Kültür ve Turizm Bakanlığı adına eski Van şehrinde yaptıkları kazı çalışmalarının İstanbul Üniversitesi, Van Valiliği ve Aygaz Genel Müdürlüğü tarafından desteklendiğini ifade eden Konyar, “Aslında kazıya başlama noktası olarak biz daha çok anıtsal yapıların çevresindeki alanları açmaya karar vermiştik. Bu anlamda Hüsrevpaşa ve Kayaçelebi Camileri 16'ncı ve 17'nci yüzyılda yapılmış eski anıt eserler. Bunların çevresindeki alanlarda kazı çalışmalarımızı başlattık. Açıkçası tabii ki büyük bir sürprizle karşılaştık. Bu kadar erken mimari dokuyla kentin dokusuyla karşılaşacağımızı düşünmüyorduk. Hemen toprağın 30-40 santim altında zaten yüzeyden de yapı grupları algılanabiliyordu. Açtıktan sonra gerçekten büyük bir sürprizle karşılaştık çünkü sokak yapısı ve binaların önündeki taşlık alanlarla karşılaştık. Çok düzenli bir yapı gurubunun olduğunu gördük. Burası muhtemelen kamusal bir yapı. Eski Van'a ait bir çarşı ya da bir kamusal bina da olabilir burası. Tam dönemini şimdiden kestirmek zor. En azından 20. yüzyılın başlarına kadar, kent terk edilinceye kadar kullanıldığı anlaşılıyor. Arnavut taşı kaplı oldukça geniş bir caddesi var. Caddenin doğuya doğru uzandığını görüyoruz. Caddenin her iki tarafında da dükkanların, sivil mimari alanların ve ya kamusal alanların önündeki kaldırım diyebileceğimiz alanlar mevcut. Bu anlamda oldukça gelişmiş mimari görüyoruz dönemine göre. Eski Van'ın şöyle bir önemi var. 12. yüzyıldan itibaren Türk İslam dönemi başlıyor. Yaklaşık 800 yıllık bir süreçte yerleşmeye sahne oluyor. 800 yılda bir Türk İslam kentinin gelişimini göstermesi bakımından Anadolu'da açıkçası bu tür kentlerin çok fazla örneği yok. O anlamda oldukça önemi olacak bu kent dokusu.

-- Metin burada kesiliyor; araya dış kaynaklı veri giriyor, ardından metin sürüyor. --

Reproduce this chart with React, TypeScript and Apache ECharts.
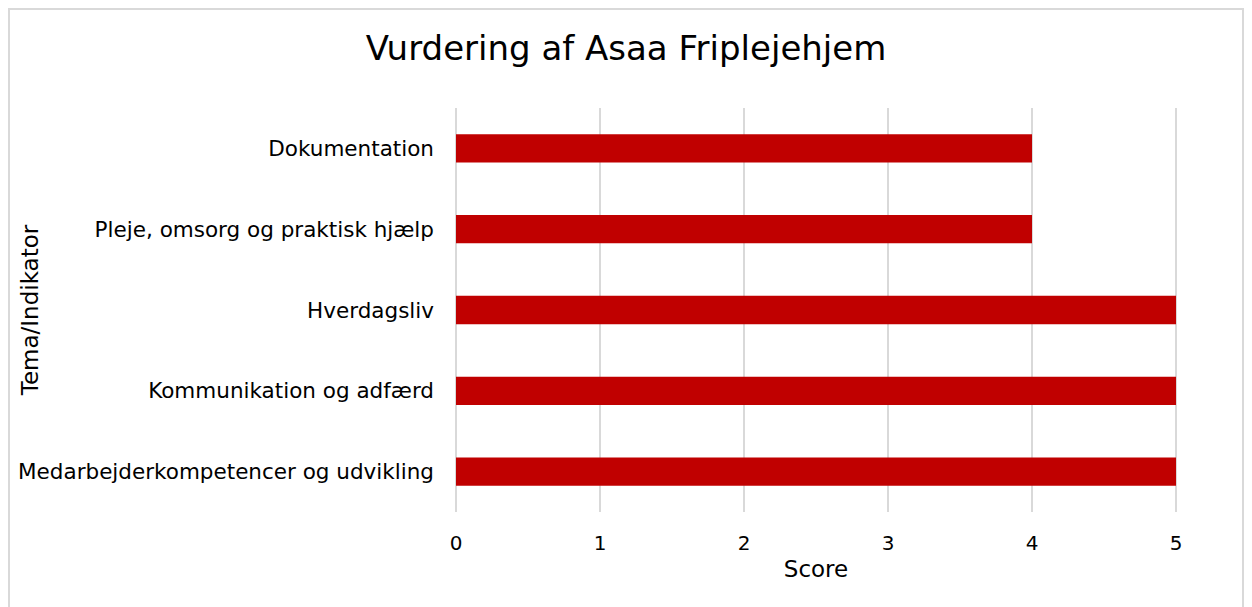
import React, { useEffect, useRef } from "react";
import * as echarts from "echarts";

const title = "Vurdering af Asaa Friplejehjem";
const categories = [
  "Medarbejderkompetencer og udvikling",
  "Kommunikation og adfærd",
  "Hverdagsliv",
  "Pleje, omsorg og praktisk hjælp",
  "Dokumentation",
];
const scores = [5, 5, 5, 4, 4];
const xAxisName = "Score";
const yAxisName = "Tema/Indikator";

const FONT = "DejaVu Sans";

export default function App() {
  const ref = useRef<HTMLDivElement>(null);
  useEffect(() => {
    const chart = echarts.init(ref.current!, null, { renderer: "svg" });
    chart.setOption({
      animation: false,
      textStyle: { fontFamily: FONT },
      title: {
        text: title,
        left: "center",
        top: 16,
        textStyle: { fontFamily: FONT, fontSize: 34, fontWeight: "normal", color: "#000" },
      },
      grid: {
        left: 446,
        right: 66,
        top: 98,
        bottom: 95,
        containLabel: false,
        outerBoundsMode: "none",
      },
      graphic: [
        {
          type: "text",
          x: 20,
          y: 300,
          rotation: Math.PI / 2,
          style: {
            text: yAxisName,
            fontFamily: FONT,
            fontSize: 23,
            fill: "#000",
            textAlign: "center",
            textVerticalAlign: "middle",
          },
        },
      ],
      xAxis: {
        type: "value",
        min: 0,
        max: 5,
        interval: 1,
        name: xAxisName,
        nameLocation: "middle",
        nameGap: 31,
        nameTextStyle: { fontFamily: FONT, fontSize: 23, color: "#000" },
        axisLine: { show: false },
        axisTick: { show: false },
        axisLabel: { fontFamily: FONT, fontSize: 20, color: "#000", margin: 21 },
        splitLine: { show: true, lineStyle: { color: "#d9d9d9", width: 2 } },
      },
      yAxis: {
        type: "category",
        data: categories,
        axisLine: { show: false },
        axisTick: { show: false },
        axisLabel: { fontFamily: FONT, fontSize: 21.5, color: "#000", margin: 22 },
        splitLine: { show: false },
      },
      series: [
        {
          type: "bar",
          data: scores,
          barWidth: "35%",
          itemStyle: { color: "#c00000" },
        },
      ],
    });
    return () => chart.dispose();
  }, []);
  return (
    <div style={{ border: "2px solid #d9d9d9", width: 1232, height: 597, boxSizing: "content-box" }}>
      <div ref={ref} style={{ width: 1232, height: 597 }} />
    </div>
  );
}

Özellikle Türk İslam sivil mimarisinin ortaya çıkarılması ve anlaşılması adına önemli olacak. Bugün birçok kentimizin modern mimari ile eski dokusunu kaybettiğini görüyoruz ama burada 20. yüz yılın başında terk edildiği ve yeni Van'a taşındıkları için burada bir Osmanlı kentinin özgün dokusunu görebileceğiz, ortaya çıkaracağız. Bu anlamda heyecan verici” dedi.

VAN ANADOLU'NUN 'POMPEİ'Sİ


Eski Van kentini Anadolu'nun 'Pompei'si gibi gördüğünü ifade eden Konyar, “20. yüz yılın başındaki çatışma ortamı ile kent aniden terk ediliyor. Her şey bir nevi olduğu gibi ortada bırakılıyor. O anlamda aslında 20. yüzyılın başındaki özgün durumunu ortaya çıkaracağız. Kent büyük bir yıkım görüyor. Bir çatışma ortamı yaşanıyor ve terk ediliyor. Belki bu anlamda Anadolu'nun 'Pompei'si demek eski Van için bence abartı olmaz. Zaten ilk 15 günde ortaya çıkardığımız görüntü de biraz öyle bir görüntü sunuyor bize. Çatışma ortamının arkeolojik kanıtları en azından görünmeye başlandı. Yanmış binalar, terk edilmiş evler. Bu açıdan bu kazının bu anlamda da birçok noktaya açıklık getireceğini düşünüyorum” şeklinde sözlerini tamamladı.